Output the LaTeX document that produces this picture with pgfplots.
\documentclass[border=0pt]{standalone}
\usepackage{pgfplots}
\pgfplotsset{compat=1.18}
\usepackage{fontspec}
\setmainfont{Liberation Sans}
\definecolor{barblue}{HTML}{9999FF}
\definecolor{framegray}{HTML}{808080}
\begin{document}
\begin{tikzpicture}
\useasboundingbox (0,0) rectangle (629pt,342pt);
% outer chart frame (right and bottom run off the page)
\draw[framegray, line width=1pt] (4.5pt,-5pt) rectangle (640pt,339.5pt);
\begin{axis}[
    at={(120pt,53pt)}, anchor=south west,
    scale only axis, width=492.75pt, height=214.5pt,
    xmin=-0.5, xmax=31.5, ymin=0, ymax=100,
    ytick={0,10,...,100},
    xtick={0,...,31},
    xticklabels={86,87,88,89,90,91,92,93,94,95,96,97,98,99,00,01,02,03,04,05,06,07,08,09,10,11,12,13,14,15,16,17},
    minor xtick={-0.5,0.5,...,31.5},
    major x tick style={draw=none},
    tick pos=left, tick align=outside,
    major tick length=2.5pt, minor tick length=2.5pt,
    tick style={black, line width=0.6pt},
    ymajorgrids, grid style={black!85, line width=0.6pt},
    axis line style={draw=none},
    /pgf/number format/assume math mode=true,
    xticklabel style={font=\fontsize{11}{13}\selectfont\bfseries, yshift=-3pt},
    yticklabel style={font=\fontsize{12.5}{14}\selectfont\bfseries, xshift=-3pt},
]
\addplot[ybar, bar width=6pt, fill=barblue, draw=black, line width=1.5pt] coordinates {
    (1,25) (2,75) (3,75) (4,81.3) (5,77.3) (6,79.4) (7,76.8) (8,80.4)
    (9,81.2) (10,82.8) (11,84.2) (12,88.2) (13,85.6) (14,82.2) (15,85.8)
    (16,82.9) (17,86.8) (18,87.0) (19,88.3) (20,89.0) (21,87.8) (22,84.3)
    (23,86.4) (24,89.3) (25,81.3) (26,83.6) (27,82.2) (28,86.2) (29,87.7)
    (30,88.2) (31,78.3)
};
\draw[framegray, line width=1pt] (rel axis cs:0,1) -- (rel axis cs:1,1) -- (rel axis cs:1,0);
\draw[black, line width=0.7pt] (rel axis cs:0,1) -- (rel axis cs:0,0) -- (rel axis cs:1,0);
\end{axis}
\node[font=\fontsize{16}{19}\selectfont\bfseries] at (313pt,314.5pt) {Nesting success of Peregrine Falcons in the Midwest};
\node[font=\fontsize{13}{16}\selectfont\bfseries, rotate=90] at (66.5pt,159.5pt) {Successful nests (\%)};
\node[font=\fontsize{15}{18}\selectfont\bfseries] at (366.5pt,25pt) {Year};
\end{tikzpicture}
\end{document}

※ ※ ※

• Task goal: Reproduce all data above, unchanged.

• The reply:
Output the LaTeX document that produces this picture with pgfplots.
\documentclass[border=0pt]{standalone}
\usepackage{pgfplots}
\pgfplotsset{compat=1.18}
\usepackage{fontspec}
\setmainfont{Liberation Sans}
\definecolor{barblue}{HTML}{9999FF}
\definecolor{framegray}{HTML}{808080}
\begin{document}
\begin{tikzpicture}
\useasboundingbox (0,0) rectangle (629pt,342pt);
% outer chart frame (right and bottom run off the page)
\draw[framegray, line width=1pt] (4.5pt,-5pt) rectangle (640pt,339.5pt);
\begin{axis}[
    at={(120pt,53pt)}, anchor=south west,
    scale only axis, width=492.75pt, height=214.5pt,
    xmin=-0.5, xmax=31.5, ymin=0, ymax=100,
    ytick={0,10,...,100},
    xtick={0,...,31},
    xticklabels={86,87,88,89,90,91,92,93,94,95,96,97,98,99,00,01,02,03,04,05,06,07,08,09,10,11,12,13,14,15,16,17},
    minor xtick={-0.5,0.5,...,31.5},
    major x tick style={draw=none},
    tick pos=left, tick align=outside,
    major tick length=2.5pt, minor tick length=2.5pt,
    tick style={black, line width=0.6pt},
    ymajorgrids, grid style={black!85, line width=0.6pt},
    axis line style={draw=none},
    /pgf/number format/assume math mode=true,
    xticklabel style={font=\fontsize{11}{13}\selectfont\bfseries, yshift=-3pt},
    yticklabel style={font=\fontsize{12.5}{14}\selectfont\bfseries, xshift=-3pt},
]
\addplot[ybar, bar width=6pt, fill=barblue, draw=black, line width=1.5pt] coordinates {
    (1,25) (2,75) (3,75) (4,81.3) (5,77.3) (6,79.4) (7,76.8) (8,80.4)
    (9,81.2) (10,82.8) (11,84.2) (12,88.2) (13,85.6) (14,82.2) (15,85.8)
    (16,82.9) (17,86.8) (18,87.0) (19,88.3) (20,89.0) (21,87.8) (22,84.3)
    (23,86.4) (24,89.3) (25,81.3) (26,83.6) (27,82.2) (28,86.2) (29,87.7)
    (30,88.2) (31,78.3)
};
\draw[framegray, line width=1pt] (rel axis cs:0,1) -- (rel axis cs:1,1) -- (rel axis cs:1,0);
\draw[black, line width=0.7pt] (rel axis cs:0,1) -- (rel axis cs:0,0) -- (rel axis cs:1,0);
\end{axis}
\node[font=\fontsize{16}{19}\selectfont\bfseries] at (313pt,314.5pt) {Nesting success of Peregrine Falcons in the Midwest};
\node[font=\fontsize{13}{16}\selectfont\bfseries, rotate=90] at (66.5pt,159.5pt) {Successful nests (\%)};
\node[font=\fontsize{15}{18}\selectfont\bfseries] at (366.5pt,25pt) {Year};
\end{tikzpicture}
\end{document}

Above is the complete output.